Start of Rows

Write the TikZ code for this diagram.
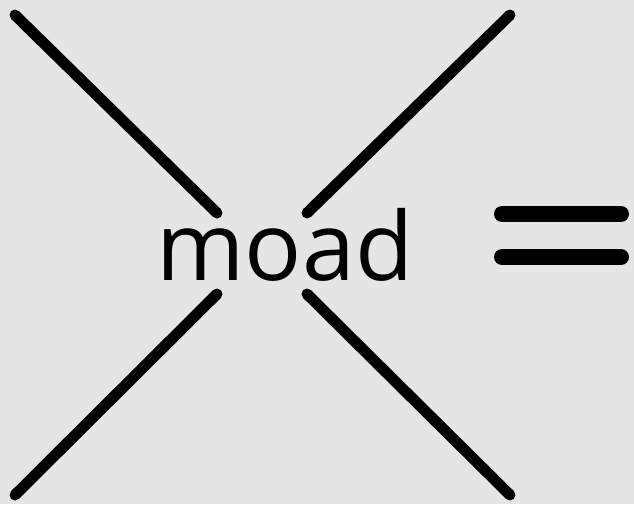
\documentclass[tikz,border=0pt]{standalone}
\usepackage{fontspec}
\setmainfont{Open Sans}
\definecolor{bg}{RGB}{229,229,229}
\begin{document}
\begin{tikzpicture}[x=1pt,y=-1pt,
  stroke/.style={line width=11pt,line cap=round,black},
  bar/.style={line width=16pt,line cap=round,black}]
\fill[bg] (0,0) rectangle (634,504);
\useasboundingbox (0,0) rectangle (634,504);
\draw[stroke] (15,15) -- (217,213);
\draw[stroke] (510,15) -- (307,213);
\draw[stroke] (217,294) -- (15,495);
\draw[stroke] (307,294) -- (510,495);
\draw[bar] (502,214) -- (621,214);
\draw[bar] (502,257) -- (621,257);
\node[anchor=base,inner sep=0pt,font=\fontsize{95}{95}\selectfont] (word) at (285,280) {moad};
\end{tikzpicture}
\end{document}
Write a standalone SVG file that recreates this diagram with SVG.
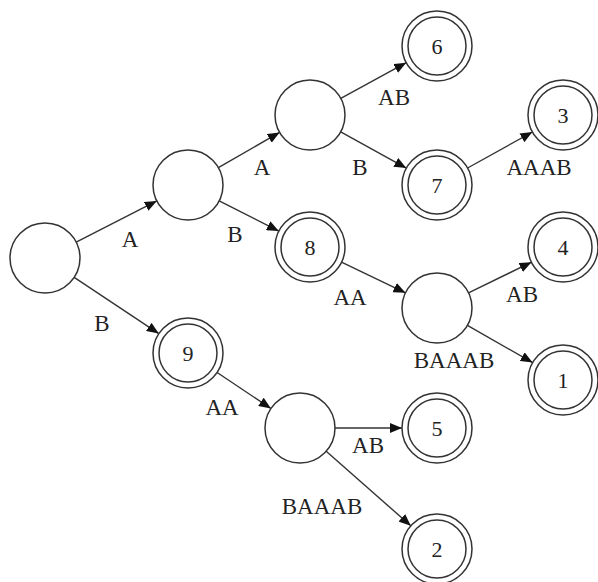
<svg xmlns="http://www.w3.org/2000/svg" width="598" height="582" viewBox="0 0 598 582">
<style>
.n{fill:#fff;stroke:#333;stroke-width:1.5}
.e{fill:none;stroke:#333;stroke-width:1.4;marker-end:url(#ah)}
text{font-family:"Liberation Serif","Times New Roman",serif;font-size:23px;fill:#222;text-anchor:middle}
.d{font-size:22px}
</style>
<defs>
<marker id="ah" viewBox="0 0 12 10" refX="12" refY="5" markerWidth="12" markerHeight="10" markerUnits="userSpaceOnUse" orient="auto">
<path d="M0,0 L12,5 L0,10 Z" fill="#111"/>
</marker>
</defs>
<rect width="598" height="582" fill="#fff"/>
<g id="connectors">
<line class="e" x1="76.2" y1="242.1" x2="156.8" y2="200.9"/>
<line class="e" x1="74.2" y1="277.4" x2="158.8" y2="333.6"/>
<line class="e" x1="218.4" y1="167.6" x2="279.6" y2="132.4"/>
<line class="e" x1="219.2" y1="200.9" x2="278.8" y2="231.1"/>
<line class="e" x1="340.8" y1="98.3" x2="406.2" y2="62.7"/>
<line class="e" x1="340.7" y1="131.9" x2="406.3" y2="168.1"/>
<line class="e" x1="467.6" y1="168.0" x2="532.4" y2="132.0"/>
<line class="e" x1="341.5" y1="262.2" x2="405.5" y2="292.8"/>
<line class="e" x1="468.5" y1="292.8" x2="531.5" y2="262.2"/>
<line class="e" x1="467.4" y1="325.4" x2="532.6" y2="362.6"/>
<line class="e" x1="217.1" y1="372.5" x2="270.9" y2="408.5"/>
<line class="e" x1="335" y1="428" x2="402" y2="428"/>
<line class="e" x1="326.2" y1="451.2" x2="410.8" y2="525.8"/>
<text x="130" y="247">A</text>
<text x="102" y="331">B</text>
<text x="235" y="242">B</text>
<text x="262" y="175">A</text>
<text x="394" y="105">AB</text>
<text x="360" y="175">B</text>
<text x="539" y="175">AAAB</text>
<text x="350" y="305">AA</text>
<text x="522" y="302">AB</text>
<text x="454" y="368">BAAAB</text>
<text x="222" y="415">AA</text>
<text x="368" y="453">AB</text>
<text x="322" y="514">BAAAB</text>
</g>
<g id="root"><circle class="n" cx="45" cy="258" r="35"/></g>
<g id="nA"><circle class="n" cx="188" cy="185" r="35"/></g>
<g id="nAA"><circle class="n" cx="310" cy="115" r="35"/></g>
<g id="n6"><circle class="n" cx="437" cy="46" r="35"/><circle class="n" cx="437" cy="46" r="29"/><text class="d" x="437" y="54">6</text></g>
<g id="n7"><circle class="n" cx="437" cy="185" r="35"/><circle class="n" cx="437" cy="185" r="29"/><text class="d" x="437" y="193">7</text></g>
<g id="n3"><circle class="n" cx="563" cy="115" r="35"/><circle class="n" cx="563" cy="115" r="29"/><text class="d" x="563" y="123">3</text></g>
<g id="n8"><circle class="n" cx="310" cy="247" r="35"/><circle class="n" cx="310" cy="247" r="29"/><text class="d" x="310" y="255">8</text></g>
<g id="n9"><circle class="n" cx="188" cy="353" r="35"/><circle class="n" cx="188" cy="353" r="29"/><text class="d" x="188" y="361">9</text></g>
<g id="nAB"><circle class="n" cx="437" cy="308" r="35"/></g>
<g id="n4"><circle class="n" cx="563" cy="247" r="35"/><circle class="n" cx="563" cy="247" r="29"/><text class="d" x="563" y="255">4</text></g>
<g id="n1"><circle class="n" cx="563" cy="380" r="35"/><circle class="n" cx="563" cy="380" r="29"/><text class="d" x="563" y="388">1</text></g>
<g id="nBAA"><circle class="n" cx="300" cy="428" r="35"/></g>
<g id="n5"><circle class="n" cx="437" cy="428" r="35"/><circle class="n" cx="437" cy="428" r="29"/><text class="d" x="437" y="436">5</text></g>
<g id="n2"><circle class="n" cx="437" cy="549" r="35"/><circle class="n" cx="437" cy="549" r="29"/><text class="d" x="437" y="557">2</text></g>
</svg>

End of Rows

> **What is asked**
Restate each entry word for word, leaving out any pictures.

> **Full output**
Write the TikZ code for this diagram.
\documentclass[tikz,border=0pt]{standalone}
\usepackage{fontspec}
\setmainfont{Open Sans}
\definecolor{bg}{RGB}{229,229,229}
\begin{document}
\begin{tikzpicture}[x=1pt,y=-1pt,
  stroke/.style={line width=11pt,line cap=round,black},
  bar/.style={line width=16pt,line cap=round,black}]
\fill[bg] (0,0) rectangle (634,504);
\useasboundingbox (0,0) rectangle (634,504);
\draw[stroke] (15,15) -- (217,213);
\draw[stroke] (510,15) -- (307,213);
\draw[stroke] (217,294) -- (15,495);
\draw[stroke] (307,294) -- (510,495);
\draw[bar] (502,214) -- (621,214);
\draw[bar] (502,257) -- (621,257);
\node[anchor=base,inner sep=0pt,font=\fontsize{95}{95}\selectfont] (word) at (285,280) {moad};
\end{tikzpicture}
\end{document}
Write a standalone SVG file that recreates this diagram with SVG.
<svg xmlns="http://www.w3.org/2000/svg" width="598" height="582" viewBox="0 0 598 582">
<style>
.n{fill:#fff;stroke:#333;stroke-width:1.5}
.e{fill:none;stroke:#333;stroke-width:1.4;marker-end:url(#ah)}
text{font-family:"Liberation Serif","Times New Roman",serif;font-size:23px;fill:#222;text-anchor:middle}
.d{font-size:22px}
</style>
<defs>
<marker id="ah" viewBox="0 0 12 10" refX="12" refY="5" markerWidth="12" markerHeight="10" markerUnits="userSpaceOnUse" orient="auto">
<path d="M0,0 L12,5 L0,10 Z" fill="#111"/>
</marker>
</defs>
<rect width="598" height="582" fill="#fff"/>
<g id="connectors">
<line class="e" x1="76.2" y1="242.1" x2="156.8" y2="200.9"/>
<line class="e" x1="74.2" y1="277.4" x2="158.8" y2="333.6"/>
<line class="e" x1="218.4" y1="167.6" x2="279.6" y2="132.4"/>
<line class="e" x1="219.2" y1="200.9" x2="278.8" y2="231.1"/>
<line class="e" x1="340.8" y1="98.3" x2="406.2" y2="62.7"/>
<line class="e" x1="340.7" y1="131.9" x2="406.3" y2="168.1"/>
<line class="e" x1="467.6" y1="168.0" x2="532.4" y2="132.0"/>
<line class="e" x1="341.5" y1="262.2" x2="405.5" y2="292.8"/>
<line class="e" x1="468.5" y1="292.8" x2="531.5" y2="262.2"/>
<line class="e" x1="467.4" y1="325.4" x2="532.6" y2="362.6"/>
<line class="e" x1="217.1" y1="372.5" x2="270.9" y2="408.5"/>
<line class="e" x1="335" y1="428" x2="402" y2="428"/>
<line class="e" x1="326.2" y1="451.2" x2="410.8" y2="525.8"/>
<text x="130" y="247">A</text>
<text x="102" y="331">B</text>
<text x="235" y="242">B</text>
<text x="262" y="175">A</text>
<text x="394" y="105">AB</text>
<text x="360" y="175">B</text>
<text x="539" y="175">AAAB</text>
<text x="350" y="305">AA</text>
<text x="522" y="302">AB</text>
<text x="454" y="368">BAAAB</text>
<text x="222" y="415">AA</text>
<text x="368" y="453">AB</text>
<text x="322" y="514">BAAAB</text>
</g>
<g id="root"><circle class="n" cx="45" cy="258" r="35"/></g>
<g id="nA"><circle class="n" cx="188" cy="185" r="35"/></g>
<g id="nAA"><circle class="n" cx="310" cy="115" r="35"/></g>
<g id="n6"><circle class="n" cx="437" cy="46" r="35"/><circle class="n" cx="437" cy="46" r="29"/><text class="d" x="437" y="54">6</text></g>
<g id="n7"><circle class="n" cx="437" cy="185" r="35"/><circle class="n" cx="437" cy="185" r="29"/><text class="d" x="437" y="193">7</text></g>
<g id="n3"><circle class="n" cx="563" cy="115" r="35"/><circle class="n" cx="563" cy="115" r="29"/><text class="d" x="563" y="123">3</text></g>
<g id="n8"><circle class="n" cx="310" cy="247" r="35"/><circle class="n" cx="310" cy="247" r="29"/><text class="d" x="310" y="255">8</text></g>
<g id="n9"><circle class="n" cx="188" cy="353" r="35"/><circle class="n" cx="188" cy="353" r="29"/><text class="d" x="188" y="361">9</text></g>
<g id="nAB"><circle class="n" cx="437" cy="308" r="35"/></g>
<g id="n4"><circle class="n" cx="563" cy="247" r="35"/><circle class="n" cx="563" cy="247" r="29"/><text class="d" x="563" y="255">4</text></g>
<g id="n1"><circle class="n" cx="563" cy="380" r="35"/><circle class="n" cx="563" cy="380" r="29"/><text class="d" x="563" y="388">1</text></g>
<g id="nBAA"><circle class="n" cx="300" cy="428" r="35"/></g>
<g id="n5"><circle class="n" cx="437" cy="428" r="35"/><circle class="n" cx="437" cy="428" r="29"/><text class="d" x="437" y="436">5</text></g>
<g id="n2"><circle class="n" cx="437" cy="549" r="35"/><circle class="n" cx="437" cy="549" r="29"/><text class="d" x="437" y="557">2</text></g>
</svg>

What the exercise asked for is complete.